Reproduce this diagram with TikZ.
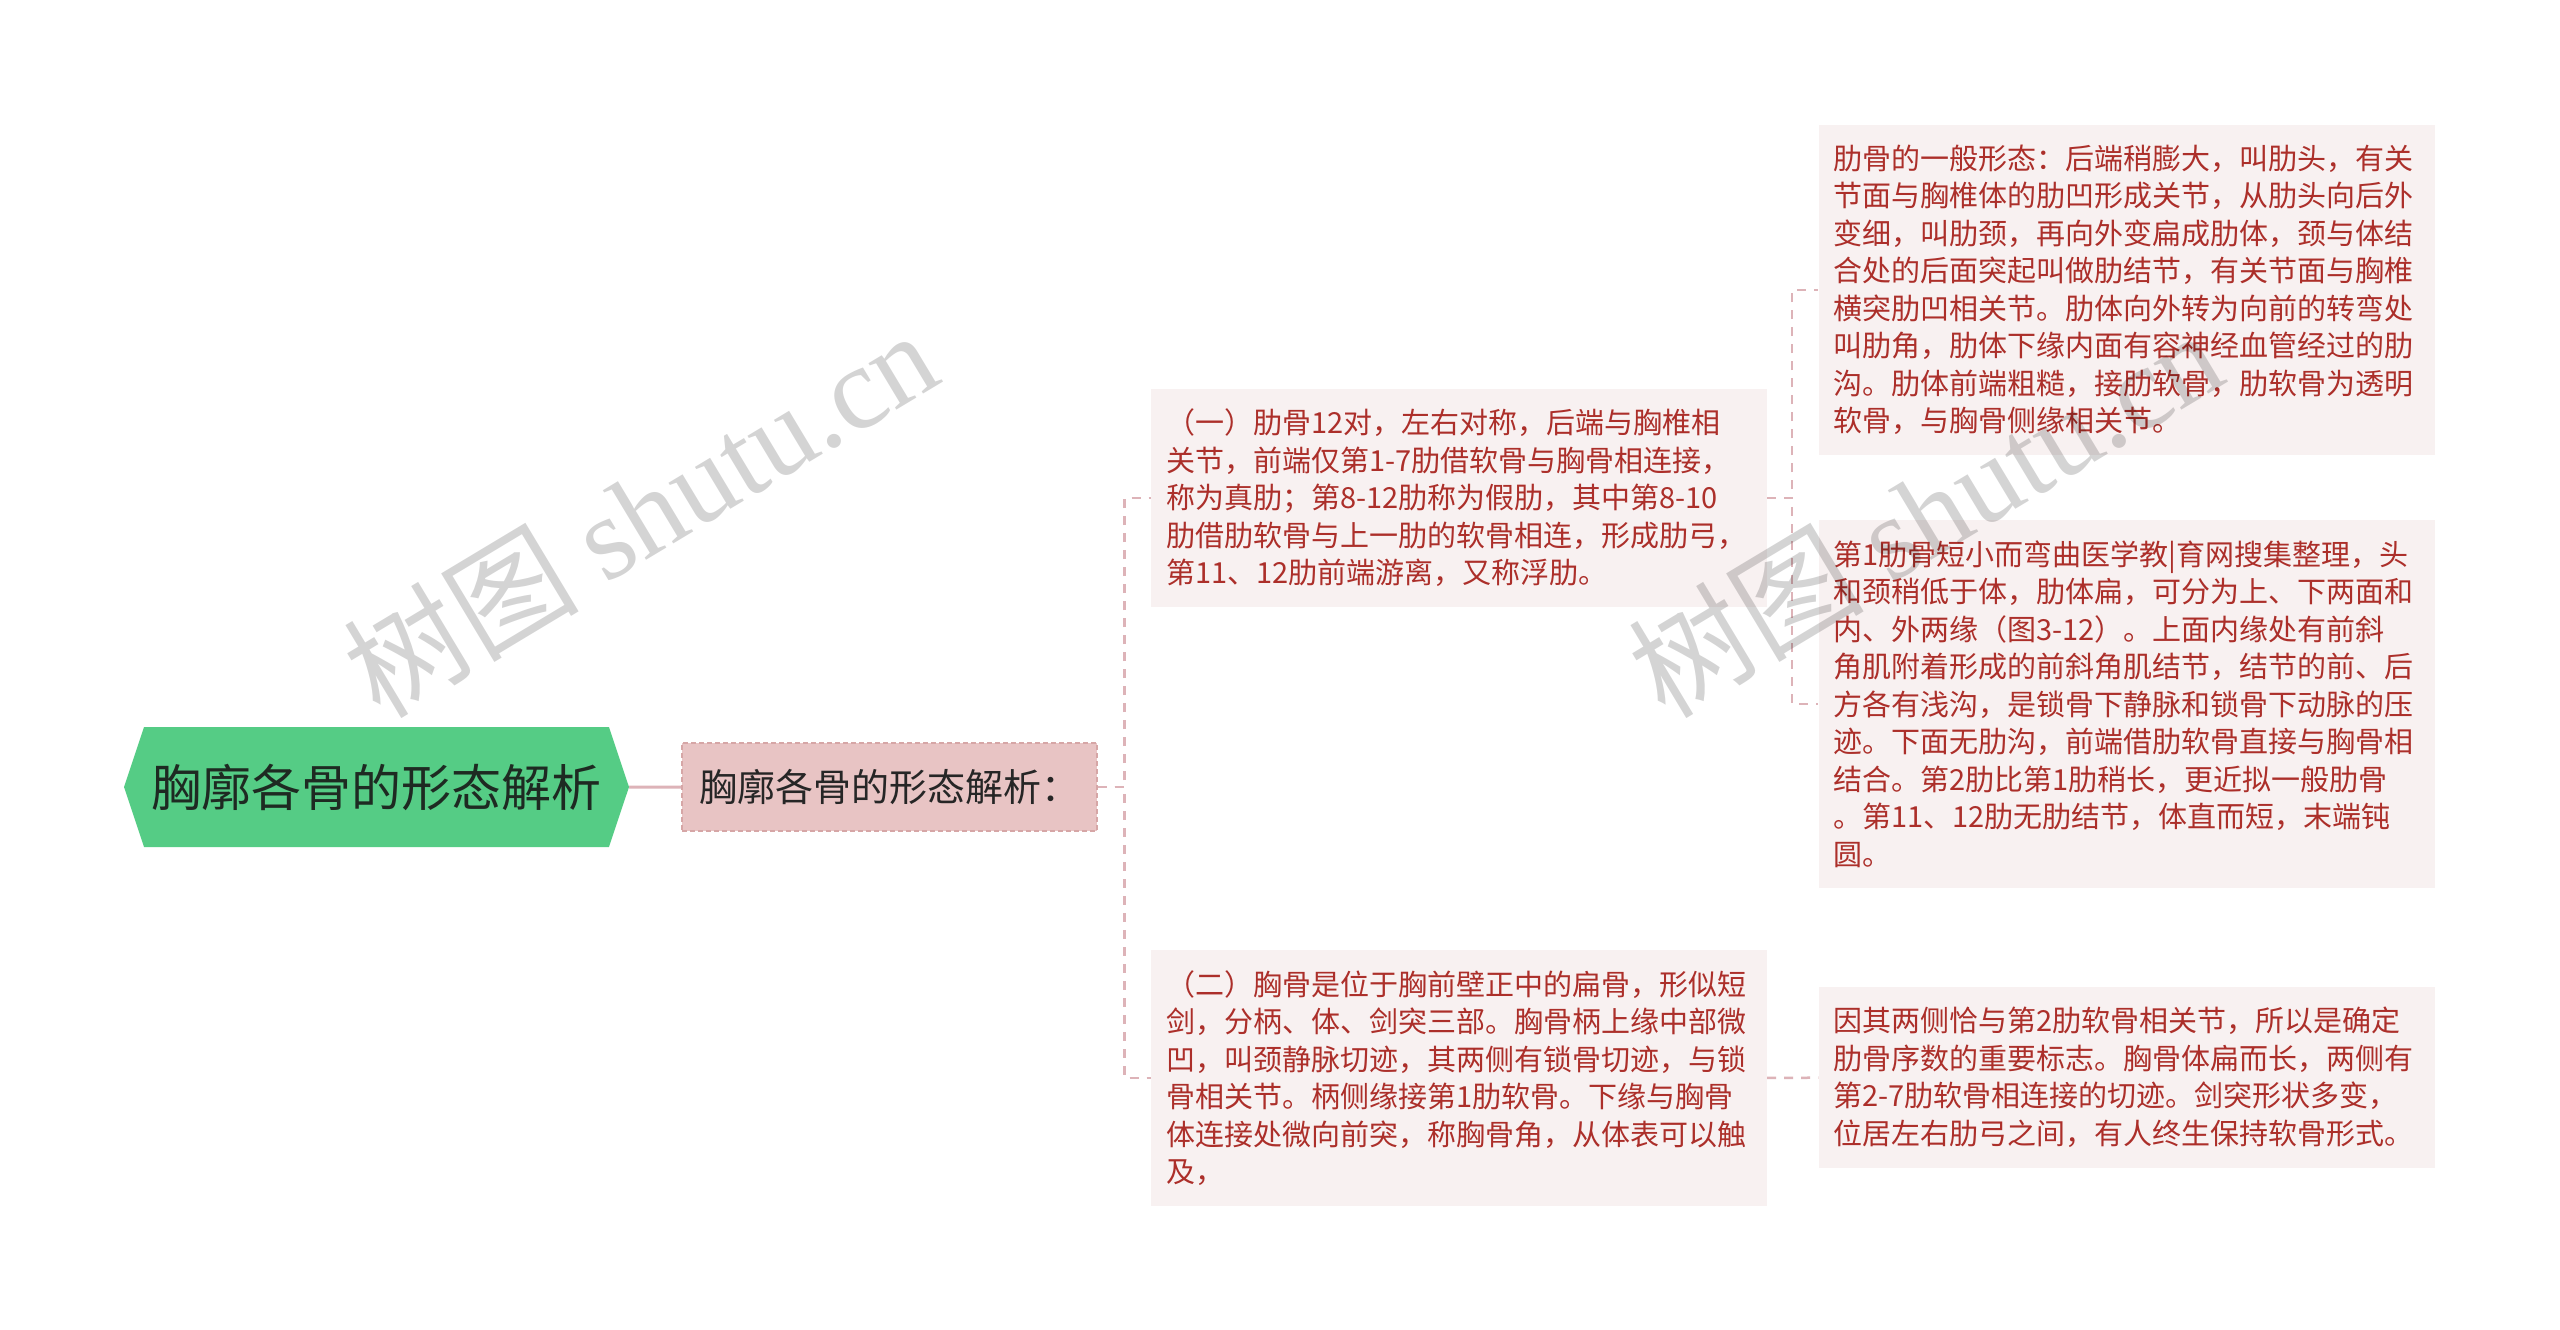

*****

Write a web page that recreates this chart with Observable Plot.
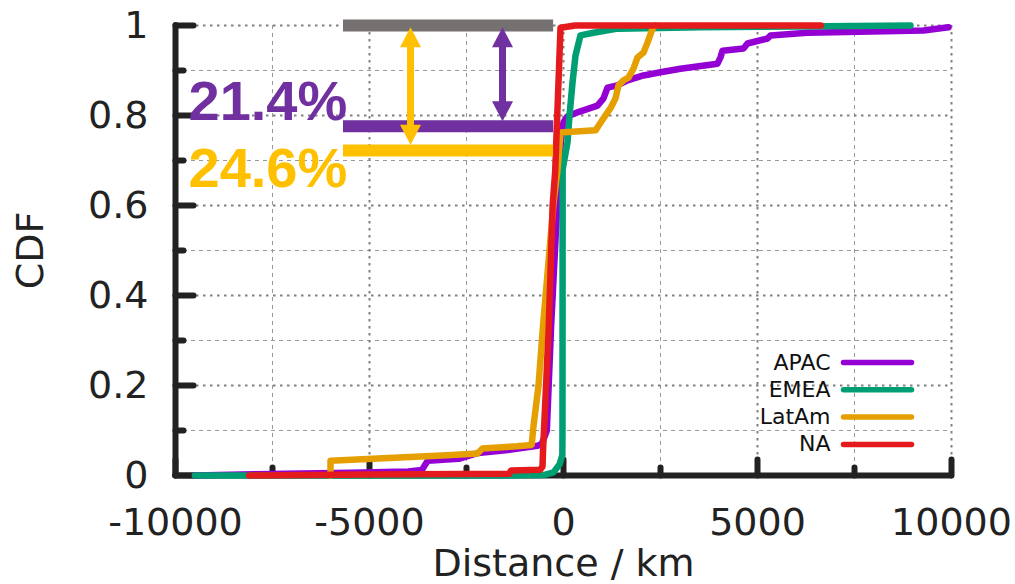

*****

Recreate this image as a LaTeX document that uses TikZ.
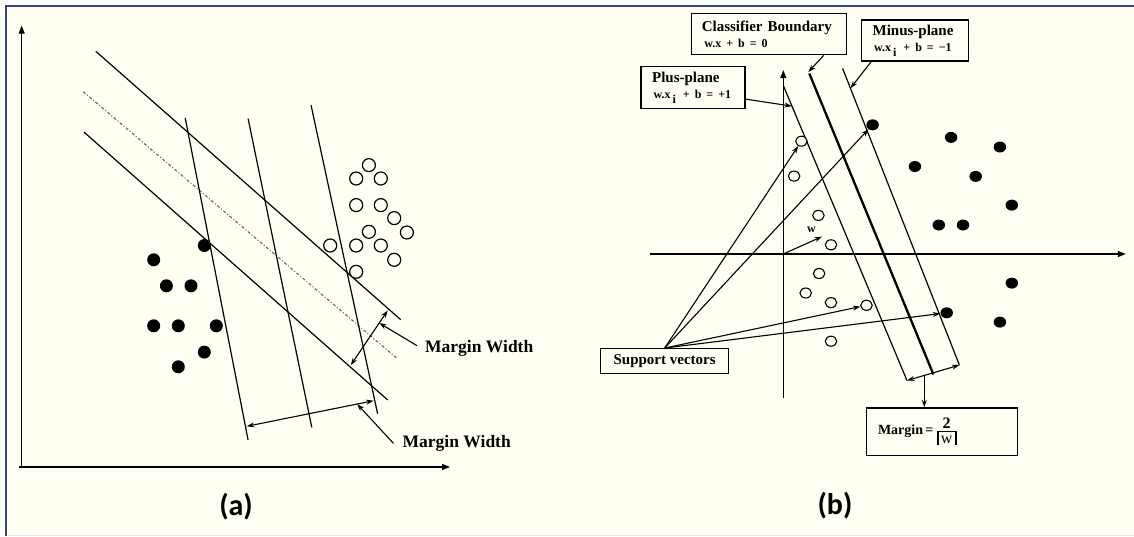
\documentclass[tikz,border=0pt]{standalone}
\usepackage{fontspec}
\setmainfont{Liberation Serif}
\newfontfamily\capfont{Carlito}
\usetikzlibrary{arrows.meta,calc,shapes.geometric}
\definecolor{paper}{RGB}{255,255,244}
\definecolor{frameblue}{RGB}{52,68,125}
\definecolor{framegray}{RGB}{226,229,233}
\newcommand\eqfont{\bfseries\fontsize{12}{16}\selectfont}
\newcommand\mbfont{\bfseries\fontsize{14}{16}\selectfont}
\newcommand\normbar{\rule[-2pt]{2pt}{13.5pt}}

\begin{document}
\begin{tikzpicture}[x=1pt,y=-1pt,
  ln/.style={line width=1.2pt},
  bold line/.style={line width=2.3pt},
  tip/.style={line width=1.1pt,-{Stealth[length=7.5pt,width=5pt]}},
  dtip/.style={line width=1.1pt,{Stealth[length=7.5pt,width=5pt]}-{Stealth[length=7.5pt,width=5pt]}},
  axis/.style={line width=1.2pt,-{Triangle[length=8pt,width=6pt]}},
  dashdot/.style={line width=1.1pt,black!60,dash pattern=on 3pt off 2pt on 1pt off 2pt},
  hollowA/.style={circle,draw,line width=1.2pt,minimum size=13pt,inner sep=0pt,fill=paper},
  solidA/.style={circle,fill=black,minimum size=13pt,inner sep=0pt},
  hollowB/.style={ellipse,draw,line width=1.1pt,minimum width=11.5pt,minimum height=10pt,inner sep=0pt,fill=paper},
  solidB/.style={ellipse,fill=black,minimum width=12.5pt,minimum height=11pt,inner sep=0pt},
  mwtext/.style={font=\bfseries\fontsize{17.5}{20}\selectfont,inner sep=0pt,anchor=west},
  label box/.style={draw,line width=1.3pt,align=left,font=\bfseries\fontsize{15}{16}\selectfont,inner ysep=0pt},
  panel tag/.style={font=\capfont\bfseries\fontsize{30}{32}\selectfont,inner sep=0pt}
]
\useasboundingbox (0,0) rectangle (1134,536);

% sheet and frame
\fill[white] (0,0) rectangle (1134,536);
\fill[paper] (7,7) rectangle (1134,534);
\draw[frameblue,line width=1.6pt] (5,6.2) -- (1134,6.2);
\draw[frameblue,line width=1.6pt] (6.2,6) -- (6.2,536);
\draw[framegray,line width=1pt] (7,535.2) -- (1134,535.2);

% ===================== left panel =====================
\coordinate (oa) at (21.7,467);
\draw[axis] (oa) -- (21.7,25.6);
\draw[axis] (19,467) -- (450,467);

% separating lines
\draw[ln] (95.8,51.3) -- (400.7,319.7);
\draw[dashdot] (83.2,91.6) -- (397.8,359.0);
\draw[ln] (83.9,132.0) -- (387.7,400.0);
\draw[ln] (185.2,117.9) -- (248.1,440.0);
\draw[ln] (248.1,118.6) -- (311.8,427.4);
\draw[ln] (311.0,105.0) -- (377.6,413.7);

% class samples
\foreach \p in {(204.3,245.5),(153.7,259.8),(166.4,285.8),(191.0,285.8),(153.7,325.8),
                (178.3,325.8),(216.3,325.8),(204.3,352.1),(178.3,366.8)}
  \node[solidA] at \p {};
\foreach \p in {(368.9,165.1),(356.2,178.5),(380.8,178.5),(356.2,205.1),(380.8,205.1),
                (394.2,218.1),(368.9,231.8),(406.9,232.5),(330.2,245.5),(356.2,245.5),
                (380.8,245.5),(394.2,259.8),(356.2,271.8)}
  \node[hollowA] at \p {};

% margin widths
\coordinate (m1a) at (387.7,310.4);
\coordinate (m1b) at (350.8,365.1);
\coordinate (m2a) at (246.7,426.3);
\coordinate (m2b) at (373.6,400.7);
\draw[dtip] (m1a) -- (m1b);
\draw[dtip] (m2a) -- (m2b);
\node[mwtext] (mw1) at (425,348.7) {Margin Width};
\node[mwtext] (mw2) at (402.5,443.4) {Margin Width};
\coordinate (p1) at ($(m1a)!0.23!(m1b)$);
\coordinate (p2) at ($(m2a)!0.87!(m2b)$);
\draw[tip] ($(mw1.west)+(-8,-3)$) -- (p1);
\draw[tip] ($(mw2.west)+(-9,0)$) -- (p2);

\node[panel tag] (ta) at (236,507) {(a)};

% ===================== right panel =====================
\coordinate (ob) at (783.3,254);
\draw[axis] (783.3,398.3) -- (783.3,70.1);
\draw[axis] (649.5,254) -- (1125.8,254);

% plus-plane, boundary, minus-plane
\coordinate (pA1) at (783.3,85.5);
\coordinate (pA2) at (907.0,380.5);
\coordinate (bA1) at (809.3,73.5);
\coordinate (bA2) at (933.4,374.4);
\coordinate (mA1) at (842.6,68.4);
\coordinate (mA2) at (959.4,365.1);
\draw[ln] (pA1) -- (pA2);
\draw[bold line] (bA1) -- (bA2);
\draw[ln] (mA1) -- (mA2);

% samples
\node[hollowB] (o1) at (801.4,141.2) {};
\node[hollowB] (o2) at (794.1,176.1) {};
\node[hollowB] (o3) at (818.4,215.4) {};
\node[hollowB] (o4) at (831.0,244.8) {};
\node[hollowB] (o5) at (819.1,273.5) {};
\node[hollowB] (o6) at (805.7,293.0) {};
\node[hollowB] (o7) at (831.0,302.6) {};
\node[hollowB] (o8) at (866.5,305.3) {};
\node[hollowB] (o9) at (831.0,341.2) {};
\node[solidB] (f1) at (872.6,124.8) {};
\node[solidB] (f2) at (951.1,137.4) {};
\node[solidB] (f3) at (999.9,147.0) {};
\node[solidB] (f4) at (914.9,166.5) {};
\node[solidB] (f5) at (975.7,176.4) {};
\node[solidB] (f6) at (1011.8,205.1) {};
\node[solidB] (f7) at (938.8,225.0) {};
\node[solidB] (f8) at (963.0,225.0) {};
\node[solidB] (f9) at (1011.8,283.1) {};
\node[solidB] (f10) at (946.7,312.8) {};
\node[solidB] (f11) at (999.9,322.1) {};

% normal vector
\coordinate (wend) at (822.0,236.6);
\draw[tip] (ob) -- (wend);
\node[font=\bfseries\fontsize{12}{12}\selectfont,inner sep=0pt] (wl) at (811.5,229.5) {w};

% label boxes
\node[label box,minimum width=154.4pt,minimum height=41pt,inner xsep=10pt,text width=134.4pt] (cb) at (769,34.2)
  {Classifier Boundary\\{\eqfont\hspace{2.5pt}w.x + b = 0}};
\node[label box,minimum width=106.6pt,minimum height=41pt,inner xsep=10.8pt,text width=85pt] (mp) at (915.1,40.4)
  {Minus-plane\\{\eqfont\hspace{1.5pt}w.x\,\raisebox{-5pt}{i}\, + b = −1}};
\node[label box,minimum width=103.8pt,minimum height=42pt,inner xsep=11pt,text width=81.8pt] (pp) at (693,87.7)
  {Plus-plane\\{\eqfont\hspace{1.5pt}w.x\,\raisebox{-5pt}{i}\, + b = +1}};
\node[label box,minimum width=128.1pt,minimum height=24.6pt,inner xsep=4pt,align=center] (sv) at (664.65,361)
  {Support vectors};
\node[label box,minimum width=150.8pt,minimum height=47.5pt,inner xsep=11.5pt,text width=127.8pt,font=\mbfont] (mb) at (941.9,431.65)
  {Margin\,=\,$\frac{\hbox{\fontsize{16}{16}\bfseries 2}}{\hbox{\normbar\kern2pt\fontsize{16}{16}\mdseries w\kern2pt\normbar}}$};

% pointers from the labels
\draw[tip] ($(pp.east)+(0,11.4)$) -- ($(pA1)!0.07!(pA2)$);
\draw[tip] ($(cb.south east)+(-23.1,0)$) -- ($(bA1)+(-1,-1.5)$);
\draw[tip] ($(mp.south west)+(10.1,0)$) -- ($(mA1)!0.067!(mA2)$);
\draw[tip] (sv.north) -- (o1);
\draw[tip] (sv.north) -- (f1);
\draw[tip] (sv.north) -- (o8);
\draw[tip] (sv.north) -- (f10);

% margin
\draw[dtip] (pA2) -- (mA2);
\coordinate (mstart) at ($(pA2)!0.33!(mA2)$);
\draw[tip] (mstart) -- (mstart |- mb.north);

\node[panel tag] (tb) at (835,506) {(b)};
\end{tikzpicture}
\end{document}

*****

-- Aim --
From the listing above, copy every line that holds the string "with".

-- Task response --
Reproduce this diagram with TikZ.
Write a web page that recreates this chart with Observable Plot.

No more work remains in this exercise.